A four-day overland pilgrimage to the ghost village of Milam, last threshold of the lost Indo-Tibetan trade
Sixty-four years of silence in the highest village of the Johar Valley
For more than five centuries before the war, Milam was a town that breathed twice a year. Each summer, five hundred Shauka families climbed up the Gori Ganga gorge with their mules, their salt, borax, sugar and wool, and reopened the highest village in the Johar Valley. Each winter they descended to the warmer hamlets around Munsyari and Tejam.
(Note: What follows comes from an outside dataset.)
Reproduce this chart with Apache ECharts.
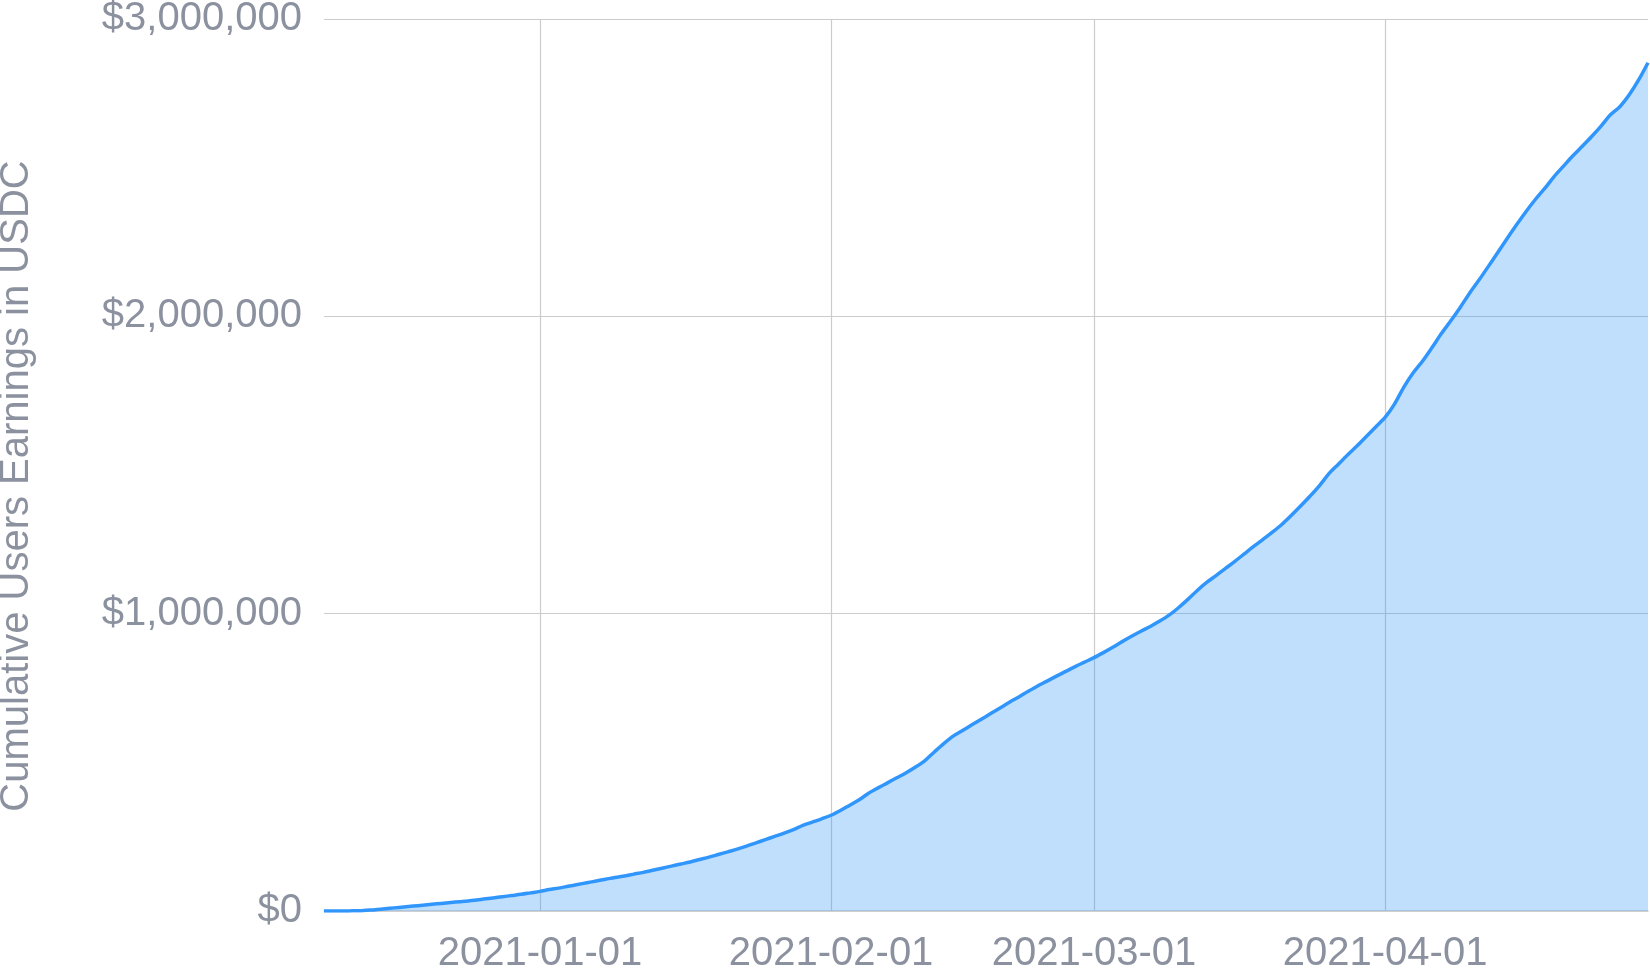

The Untadhura, Jandi Dhura and Kungribingri passes carried their caravans across the watershed into Gyanima mandi in Tibet, and the Bhotia traders returned with rock salt, pashmina, gold dust and stories.
Then, in 1962, the People's Liberation Army crossed the McMahon Line and the Aksai Chin. India and China went to war. The passes were sealed. The trade ended. Within a generation Milam became one of the largest ghost villages in the Himalaya — five hundred empty stone houses, a school with no children, prayer flags fading into rags above the snout of a glacier that still feeds the Gori Ganga.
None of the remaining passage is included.